### TASK TO CARRY OUT:
What is needed is an exact copy of the lines from the one containing "Output the web" to the one containing "const yTicks = [60, 90, 120, 150, 180];", both lines included, and no other lines.

Entries with chart source code
--- start ---

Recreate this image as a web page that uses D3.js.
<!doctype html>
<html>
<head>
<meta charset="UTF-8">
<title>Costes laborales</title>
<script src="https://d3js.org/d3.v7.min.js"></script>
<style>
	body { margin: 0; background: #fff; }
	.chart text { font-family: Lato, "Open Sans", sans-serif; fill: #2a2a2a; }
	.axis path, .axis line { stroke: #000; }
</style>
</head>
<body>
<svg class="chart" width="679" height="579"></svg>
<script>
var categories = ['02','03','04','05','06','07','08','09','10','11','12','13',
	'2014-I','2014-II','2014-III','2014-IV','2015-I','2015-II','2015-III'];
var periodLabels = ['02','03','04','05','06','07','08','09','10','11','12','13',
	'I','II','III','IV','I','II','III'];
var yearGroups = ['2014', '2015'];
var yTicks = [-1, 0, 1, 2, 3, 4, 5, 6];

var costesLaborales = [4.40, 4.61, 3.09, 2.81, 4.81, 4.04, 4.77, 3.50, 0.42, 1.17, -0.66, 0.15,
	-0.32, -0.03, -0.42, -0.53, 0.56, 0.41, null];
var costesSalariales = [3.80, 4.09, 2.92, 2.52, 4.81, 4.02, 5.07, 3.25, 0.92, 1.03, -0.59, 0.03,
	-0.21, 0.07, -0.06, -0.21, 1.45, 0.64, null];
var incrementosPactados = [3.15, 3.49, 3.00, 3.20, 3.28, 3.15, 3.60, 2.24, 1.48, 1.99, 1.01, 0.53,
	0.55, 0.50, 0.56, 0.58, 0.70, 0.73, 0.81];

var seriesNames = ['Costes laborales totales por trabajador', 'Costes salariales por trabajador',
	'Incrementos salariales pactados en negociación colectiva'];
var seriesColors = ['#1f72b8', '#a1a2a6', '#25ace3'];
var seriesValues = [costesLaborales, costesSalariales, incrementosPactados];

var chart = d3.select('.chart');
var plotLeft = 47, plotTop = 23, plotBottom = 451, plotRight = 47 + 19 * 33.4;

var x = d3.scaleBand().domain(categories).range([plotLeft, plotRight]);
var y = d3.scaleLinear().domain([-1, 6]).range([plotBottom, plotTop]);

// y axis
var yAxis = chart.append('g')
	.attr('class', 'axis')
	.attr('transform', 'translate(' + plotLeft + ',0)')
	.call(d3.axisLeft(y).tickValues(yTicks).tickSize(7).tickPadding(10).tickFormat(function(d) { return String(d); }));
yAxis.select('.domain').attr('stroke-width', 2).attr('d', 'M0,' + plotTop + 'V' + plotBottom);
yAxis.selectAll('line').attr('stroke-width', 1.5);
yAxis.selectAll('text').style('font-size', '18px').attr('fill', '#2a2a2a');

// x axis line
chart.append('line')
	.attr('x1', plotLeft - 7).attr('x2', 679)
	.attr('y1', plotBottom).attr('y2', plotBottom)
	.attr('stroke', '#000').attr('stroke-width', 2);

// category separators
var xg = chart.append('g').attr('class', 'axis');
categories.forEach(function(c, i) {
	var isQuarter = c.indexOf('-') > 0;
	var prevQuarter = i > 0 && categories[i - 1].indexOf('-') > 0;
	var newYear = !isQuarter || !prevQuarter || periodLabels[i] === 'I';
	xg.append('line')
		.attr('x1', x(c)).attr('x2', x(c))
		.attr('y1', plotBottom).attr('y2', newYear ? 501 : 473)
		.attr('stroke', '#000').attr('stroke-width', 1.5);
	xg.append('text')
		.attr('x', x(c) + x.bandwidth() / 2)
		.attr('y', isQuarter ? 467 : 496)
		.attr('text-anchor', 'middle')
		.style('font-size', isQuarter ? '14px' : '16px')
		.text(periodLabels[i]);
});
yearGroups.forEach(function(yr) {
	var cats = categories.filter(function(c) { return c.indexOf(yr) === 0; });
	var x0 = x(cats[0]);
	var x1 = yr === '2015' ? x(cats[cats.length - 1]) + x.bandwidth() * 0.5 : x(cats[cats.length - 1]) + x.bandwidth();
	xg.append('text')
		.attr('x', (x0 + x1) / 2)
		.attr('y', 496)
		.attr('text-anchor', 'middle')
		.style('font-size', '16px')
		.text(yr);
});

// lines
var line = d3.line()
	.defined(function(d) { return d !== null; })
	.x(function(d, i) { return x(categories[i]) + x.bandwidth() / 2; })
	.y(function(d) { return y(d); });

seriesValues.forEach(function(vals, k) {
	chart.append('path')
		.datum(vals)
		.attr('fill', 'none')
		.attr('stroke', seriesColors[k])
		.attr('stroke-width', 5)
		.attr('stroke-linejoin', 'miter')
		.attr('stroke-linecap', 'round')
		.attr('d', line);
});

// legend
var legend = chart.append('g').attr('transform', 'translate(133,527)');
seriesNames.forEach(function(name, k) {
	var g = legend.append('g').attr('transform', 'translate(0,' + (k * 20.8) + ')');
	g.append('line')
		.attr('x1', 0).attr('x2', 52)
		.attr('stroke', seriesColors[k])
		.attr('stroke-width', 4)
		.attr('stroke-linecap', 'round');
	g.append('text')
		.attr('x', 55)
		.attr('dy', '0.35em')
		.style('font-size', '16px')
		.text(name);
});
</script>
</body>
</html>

--- end ---
--- start ---

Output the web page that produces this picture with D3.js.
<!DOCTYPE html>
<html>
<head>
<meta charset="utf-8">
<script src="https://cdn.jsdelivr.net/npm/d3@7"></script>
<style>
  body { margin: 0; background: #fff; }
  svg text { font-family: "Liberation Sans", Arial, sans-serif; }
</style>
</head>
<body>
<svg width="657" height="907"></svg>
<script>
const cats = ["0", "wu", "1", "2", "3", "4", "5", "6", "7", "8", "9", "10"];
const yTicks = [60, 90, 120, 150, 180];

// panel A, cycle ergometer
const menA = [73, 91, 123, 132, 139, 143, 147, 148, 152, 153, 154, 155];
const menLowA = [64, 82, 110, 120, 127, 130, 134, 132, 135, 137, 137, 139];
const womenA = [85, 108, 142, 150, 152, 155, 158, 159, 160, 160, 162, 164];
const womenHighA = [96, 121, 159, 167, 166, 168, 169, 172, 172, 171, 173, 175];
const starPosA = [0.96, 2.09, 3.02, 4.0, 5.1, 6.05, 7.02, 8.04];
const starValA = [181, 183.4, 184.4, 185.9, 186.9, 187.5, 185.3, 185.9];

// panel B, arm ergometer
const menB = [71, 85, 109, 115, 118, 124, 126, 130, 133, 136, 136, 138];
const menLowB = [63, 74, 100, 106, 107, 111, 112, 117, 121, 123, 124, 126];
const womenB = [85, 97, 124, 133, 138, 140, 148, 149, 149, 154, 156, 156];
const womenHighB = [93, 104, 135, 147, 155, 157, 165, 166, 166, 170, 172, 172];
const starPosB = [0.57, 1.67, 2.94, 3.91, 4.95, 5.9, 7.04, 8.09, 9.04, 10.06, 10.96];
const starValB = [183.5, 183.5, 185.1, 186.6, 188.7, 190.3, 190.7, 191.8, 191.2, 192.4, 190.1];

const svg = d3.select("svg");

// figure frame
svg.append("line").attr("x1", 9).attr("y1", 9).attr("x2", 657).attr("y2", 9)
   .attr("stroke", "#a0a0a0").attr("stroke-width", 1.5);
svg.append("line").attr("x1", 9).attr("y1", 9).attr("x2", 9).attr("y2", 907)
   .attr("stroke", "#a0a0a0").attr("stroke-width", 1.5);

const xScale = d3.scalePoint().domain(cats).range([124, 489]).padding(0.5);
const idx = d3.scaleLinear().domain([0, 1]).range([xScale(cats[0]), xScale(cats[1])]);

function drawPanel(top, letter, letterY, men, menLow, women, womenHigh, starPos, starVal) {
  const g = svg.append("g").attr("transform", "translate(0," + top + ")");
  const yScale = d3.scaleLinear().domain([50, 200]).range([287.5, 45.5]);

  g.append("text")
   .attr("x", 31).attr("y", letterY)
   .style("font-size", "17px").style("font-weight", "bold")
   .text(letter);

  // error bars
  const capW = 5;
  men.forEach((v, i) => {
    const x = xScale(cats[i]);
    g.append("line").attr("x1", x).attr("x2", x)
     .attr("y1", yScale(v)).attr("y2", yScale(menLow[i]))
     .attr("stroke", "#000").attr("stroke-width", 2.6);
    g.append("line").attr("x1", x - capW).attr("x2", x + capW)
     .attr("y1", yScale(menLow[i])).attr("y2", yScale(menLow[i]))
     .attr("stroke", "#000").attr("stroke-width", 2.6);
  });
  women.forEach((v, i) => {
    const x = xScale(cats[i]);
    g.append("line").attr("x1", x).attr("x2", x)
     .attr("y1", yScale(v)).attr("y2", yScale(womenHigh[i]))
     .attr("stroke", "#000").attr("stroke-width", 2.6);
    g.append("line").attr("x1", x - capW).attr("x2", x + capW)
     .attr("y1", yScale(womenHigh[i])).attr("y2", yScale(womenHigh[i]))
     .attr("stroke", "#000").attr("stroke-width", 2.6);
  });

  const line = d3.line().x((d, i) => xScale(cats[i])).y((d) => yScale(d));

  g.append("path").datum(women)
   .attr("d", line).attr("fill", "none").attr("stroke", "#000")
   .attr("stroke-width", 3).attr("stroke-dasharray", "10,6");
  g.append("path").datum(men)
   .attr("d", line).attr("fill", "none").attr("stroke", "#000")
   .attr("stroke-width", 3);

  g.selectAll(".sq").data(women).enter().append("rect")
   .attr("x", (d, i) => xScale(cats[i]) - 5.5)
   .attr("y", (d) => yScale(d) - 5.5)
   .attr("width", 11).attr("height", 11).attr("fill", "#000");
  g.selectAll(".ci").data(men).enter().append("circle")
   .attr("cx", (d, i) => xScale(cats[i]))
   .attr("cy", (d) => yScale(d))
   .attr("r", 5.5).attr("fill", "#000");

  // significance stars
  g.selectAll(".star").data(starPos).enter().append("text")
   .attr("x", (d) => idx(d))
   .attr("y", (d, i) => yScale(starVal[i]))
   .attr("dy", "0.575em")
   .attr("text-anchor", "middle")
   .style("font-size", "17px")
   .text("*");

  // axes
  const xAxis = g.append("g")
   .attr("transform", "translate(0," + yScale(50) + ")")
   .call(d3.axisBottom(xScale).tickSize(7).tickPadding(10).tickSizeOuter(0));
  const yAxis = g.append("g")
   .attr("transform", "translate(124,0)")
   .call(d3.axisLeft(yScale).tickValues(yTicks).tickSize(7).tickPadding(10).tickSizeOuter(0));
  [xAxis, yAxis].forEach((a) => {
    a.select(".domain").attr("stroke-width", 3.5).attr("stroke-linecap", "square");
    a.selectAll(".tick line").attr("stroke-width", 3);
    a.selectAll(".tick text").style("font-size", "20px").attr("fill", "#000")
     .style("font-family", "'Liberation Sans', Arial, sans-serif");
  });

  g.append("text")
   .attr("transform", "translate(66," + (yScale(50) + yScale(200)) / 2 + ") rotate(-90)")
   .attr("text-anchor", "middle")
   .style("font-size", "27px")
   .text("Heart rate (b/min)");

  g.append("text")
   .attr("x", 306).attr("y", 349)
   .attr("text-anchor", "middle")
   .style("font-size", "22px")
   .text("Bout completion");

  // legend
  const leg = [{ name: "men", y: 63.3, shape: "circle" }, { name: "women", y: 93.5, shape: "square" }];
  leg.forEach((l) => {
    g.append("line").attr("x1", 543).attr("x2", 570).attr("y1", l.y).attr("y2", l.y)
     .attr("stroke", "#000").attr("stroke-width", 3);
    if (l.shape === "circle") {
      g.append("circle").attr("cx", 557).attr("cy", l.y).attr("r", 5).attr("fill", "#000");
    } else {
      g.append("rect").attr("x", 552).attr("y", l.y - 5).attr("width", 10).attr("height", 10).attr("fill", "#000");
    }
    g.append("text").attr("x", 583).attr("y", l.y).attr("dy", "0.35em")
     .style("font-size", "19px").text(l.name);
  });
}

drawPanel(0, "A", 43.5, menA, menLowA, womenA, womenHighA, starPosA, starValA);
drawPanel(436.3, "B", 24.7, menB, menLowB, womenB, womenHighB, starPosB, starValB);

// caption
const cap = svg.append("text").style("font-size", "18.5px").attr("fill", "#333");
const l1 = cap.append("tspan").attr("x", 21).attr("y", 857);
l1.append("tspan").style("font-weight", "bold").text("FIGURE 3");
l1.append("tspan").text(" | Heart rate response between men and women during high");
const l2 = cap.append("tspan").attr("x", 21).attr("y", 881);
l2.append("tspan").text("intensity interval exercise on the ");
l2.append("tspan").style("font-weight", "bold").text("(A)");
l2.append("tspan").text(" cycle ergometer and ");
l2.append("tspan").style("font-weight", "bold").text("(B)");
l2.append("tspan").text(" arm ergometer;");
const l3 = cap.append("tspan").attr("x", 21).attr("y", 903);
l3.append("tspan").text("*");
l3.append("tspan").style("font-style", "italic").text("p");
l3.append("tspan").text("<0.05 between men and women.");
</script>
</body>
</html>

--- end ---

### REPLY TO THE TASK:
Output the web page that produces this picture with D3.js.
<!DOCTYPE html>
<html>
<head>
<meta charset="utf-8">
<script src="https://cdn.jsdelivr.net/npm/d3@7"></script>
<style>
  body { margin: 0; background: #fff; }
  svg text { font-family: "Liberation Sans", Arial, sans-serif; }
</style>
</head>
<body>
<svg width="657" height="907"></svg>
<script>
const cats = ["0", "wu", "1", "2", "3", "4", "5", "6", "7", "8", "9", "10"];
const yTicks = [60, 90, 120, 150, 180];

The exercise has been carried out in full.